As with others here, various JetBrains tools and Linux-compatible Steam games (I have 75 and counting). Also a file comparison tool called Beyond Compare.
If Adobe released their apps on Linux (more specifically Photoshop and Premiere) I'd buy them in a heartbeat. Unfortunately they seem more interested in supporting the iPad if recent news is to be believed.
Edit: Just remembered I have a Sublime Text license too, although I stopped using it a while ago.
A couple of months of Intellij because a customer wanted me to work on a Java project which used that IDE. I delivered in the first month and paid for the second one because I didn't realize it was autorenewing. That was a long time ago.
I also received a Steam game from a friend as Christmas present. I didn't pay but he did.
I used to get my distributions from Walnut Creek, then bought a few boxed editions of Mandrake and SuSE, for several years subscribed to Linux Journal since the yearly days, occasionally bought Linux magazines with CDs on them, did FSF donations a couple of times, nowadays every time I download Ubuntu I always donate donations.

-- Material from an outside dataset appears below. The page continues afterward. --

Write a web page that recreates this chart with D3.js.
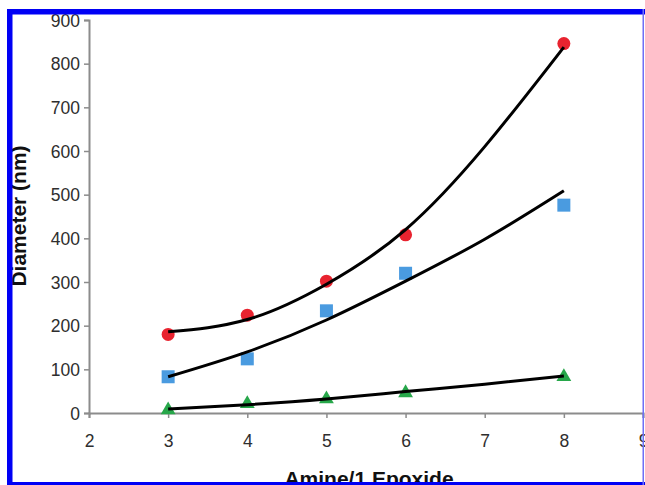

Likewise on Windows apps that I use regularly like Notepad++, jAlbum, Sublime Text, Paint.NET, Thunderbird, Firefox...
I'm also interested in this question. Because looking at myself, I have paid for several apps on both Windows and MacOS but never on Linux. Although to be fair I stopped using Linux as a desktop OS before I had the economic security needed to purchase apps in the first place.